Table 6. The benefits and challenges of the proposed method.

Benefits	1. Reduce or even eliminate the data loss
	2. Reduce or even eliminate the data redundancy
	3. Improve the problem of data imbalance
	4. Reduce the amount of sampled data
Challenges	1. Uncertainty risks caused by forecasting
	2. Accurate degradation expression, especially for feature indicators

.

4. Conclusions

CM suffers from the problems of data redundancy and data loss, and sampling optimization is expected to solve these at the source. As a key part of the sampling strategy, the segment interval choice has not received due attention and lacks extensive research. This paper proposes a new framework to improve degradation monitoring with respect to existing problems of segment interval.
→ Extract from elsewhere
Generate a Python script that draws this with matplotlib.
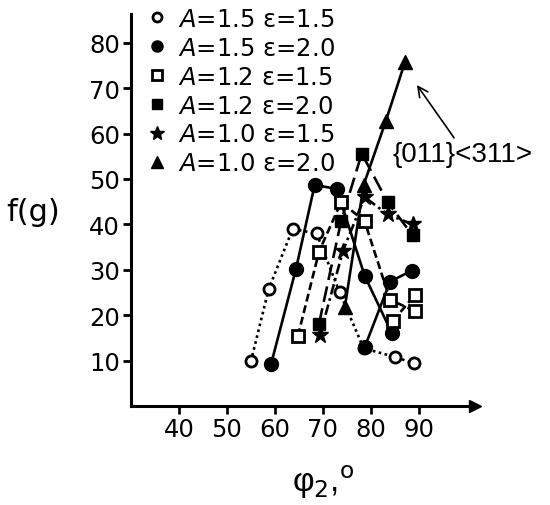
import matplotlib
matplotlib.use('Agg')
import matplotlib.pyplot as plt
from matplotlib.lines import Line2D

plt.rcParams['font.family'] = ['DejaVu Sans']
plt.rcParams['mathtext.fontset'] = 'dejavusans'

# A=1.5 e=1.5 (open circles, dotted)
phi_oc = [55, 58.7, 63.7, 68.7, 73.5, 78.5, 85, 89]
f_oc = [9.8, 25.7, 39, 38, 25, 12.7, 10.8, 9.4]
# A=1.5 e=2.0 (filled circles, solid) - two branches
phi_fc = [59.2, 64.4, 68.3, 72.9, 78.7, 84.4]
f_fc = [9.2, 30.2, 48.7, 47.8, 28.7, 16]
phi_fc2 = [78.7, 84, 88.5]
f_fc2 = [12.9, 27.4, 29.8]
# A=1.2 e=1.5 (open squares, dashed)
phi_os = [64.8, 69.2, 73.8, 78.7, 84, 89.2]
f_os = [15.4, 34, 44.9, 40.7, 23.4, 20.9]
phi_os2 = [84.6, 89.2]
f_os2 = [18.7, 24.5]
# A=1.2 e=2.0 (filled squares, long dash)
phi_fs = [69.2, 73.8, 78.1, 83.5, 88.7]
f_fs = [18.1, 40.7, 55.6, 44.9, 37.6]
# A=1.0 e=1.5 (stars, dash-dot)
phi_st = [69.4, 74.2, 78.7, 83.5, 88.7]
f_st = [15.6, 34.2, 46, 42.2, 40]
# A=1.0 e=2.0 (triangles, solid)
phi_tr = [74.6, 78.5, 83.1, 87.1]
f_tr = [21.9, 48.7, 62.7, 75.7]

labels = ['$A$=1.5 ε=1.5', '$A$=1.5 ε=2.0', '$A$=1.2 ε=1.5',
          '$A$=1.2 ε=2.0', '$A$=1.0 ε=1.5', '$A$=1.0 ε=2.0']

fig = plt.figure(figsize=(5.5, 5.06), dpi=100)
ax = fig.add_axes([0.238, 0.1957, 0.6256, 0.7743])

lw = 1.9
ax.plot(phi_oc, f_oc, ls=(0, (1, 1.3)), color='k', lw=lw, marker='o', ms=8,
        mfc='white', mec='k', mew=2, zorder=3)
ax.plot(phi_fc, f_fc, ls='-', color='k', lw=lw, marker='o', ms=10, zorder=3)
ax.plot(phi_fc2, f_fc2, ls='-', color='k', lw=lw, marker='o', ms=10, zorder=3)
ax.plot(phi_os, f_os, ls=(0, (3, 1.5)), color='k', lw=lw, marker='s', ms=8.5,
        mfc='white', mec='k', mew=2, zorder=4)
ax.plot(phi_os2, f_os2, ls=(0, (3, 1.5)), color='k', lw=lw, marker='s', ms=8.5,
        mfc='white', mec='k', mew=2, zorder=4)
ax.plot(phi_fs, f_fs, ls=(0, (6, 2.5)), color='k', lw=lw, marker='s', ms=9, zorder=3)
ax.plot(phi_st, f_st, ls=(0, (4, 1.5, 1, 1.5)), color='k', lw=lw, marker='*', ms=12, zorder=4)
ax.plot(phi_tr, f_tr, ls='-', color='k', lw=lw, marker='^', ms=10, zorder=3)

ax.annotate('{011}<311>', xy=(89.6, 70.7), xytext=(84.6, 55.6),
            fontsize=20, va='center', ha='left', family='Liberation Sans',
            arrowprops=dict(arrowstyle='->', lw=1.2, color='k',
                            shrinkA=0, shrinkB=0, mutation_scale=18,
                            relpos=(0.45, 1.0)))

ax.set_xlim(30, 101.7)
ax.set_ylim(0, 86.3)
ax.set_xticks([40, 50, 60, 70, 80, 90])
ax.set_yticks([10, 20, 30, 40, 50, 60, 70, 80])
ax.tick_params(labelsize=17.5, width=2, length=6, pad=2)
for s in ['top', 'right']:
    ax.spines[s].set_visible(False)
for s in ['left', 'bottom']:
    ax.spines[s].set_linewidth(2.2)
ax.plot(1, 0, '>k', ms=9, transform=ax.get_yaxis_transform(), clip_on=False)
ax.plot(0, 1, '^k', ms=9, transform=ax.get_xaxis_transform(), clip_on=False)

fig.text(0.06, 0.58, 'f(g)', fontsize=22, ha='center', va='center')
fig.text(0.588, 0.047, 'φ$_2$,$^{\\rm o}$', fontsize=24, ha='center', va='center',
         family='Liberation Sans', math_fontfamily='custom')

handles = [
    Line2D([], [], ls='', marker='o', ms=6.5, mfc='white', mec='k', mew=2),
    Line2D([], [], ls='', marker='o', ms=8, color='k'),
    Line2D([], [], ls='', marker='s', ms=7, mfc='white', mec='k', mew=2),
    Line2D([], [], ls='', marker='s', ms=7.5, color='k'),
    Line2D([], [], ls='', marker='*', ms=10.5, color='k'),
    Line2D([], [], ls='', marker='^', ms=8.5, color='k'),
]
fig.legend(handles, labels, loc='upper left', bbox_to_anchor=(0.268, 0.989),
           frameon=False, fontsize=17.5, handlelength=0.6, handletextpad=0.55,
           labelspacing=0.2, borderpad=0.1, borderaxespad=0)

fig.savefig('out.png', dpi=100)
The proposed framework is implemented on the CM of mechanical degradation by specifying methods, including adding sampling object hyperparameters in the module of hyperparameter initialization for the problem of sampling targets ambiguity, applying the interpolation method of the piecewise cubic Hermite interpolating polynomial to solve the issue of ITSP, adopting the prediction method of the autoregressive integrated moving average model to answer the lagging nature of available solutions, and designing a variable swap to resolve the error problem caused by inaccurate estimation of the sampling time. Subsequent experiments showed the comprehensive superiority of the proposed method over comparable methods. Through the improvements to existing problems, the proposed method greatly alleviates or even eliminates the influences of data redundancy and data loss. The selection of the degradation indicator is a key factor affecting the effect of sampling strategy implementation. As the research on segment interval sampling strategy is still in its infancy, it still has huge potential for further improvement.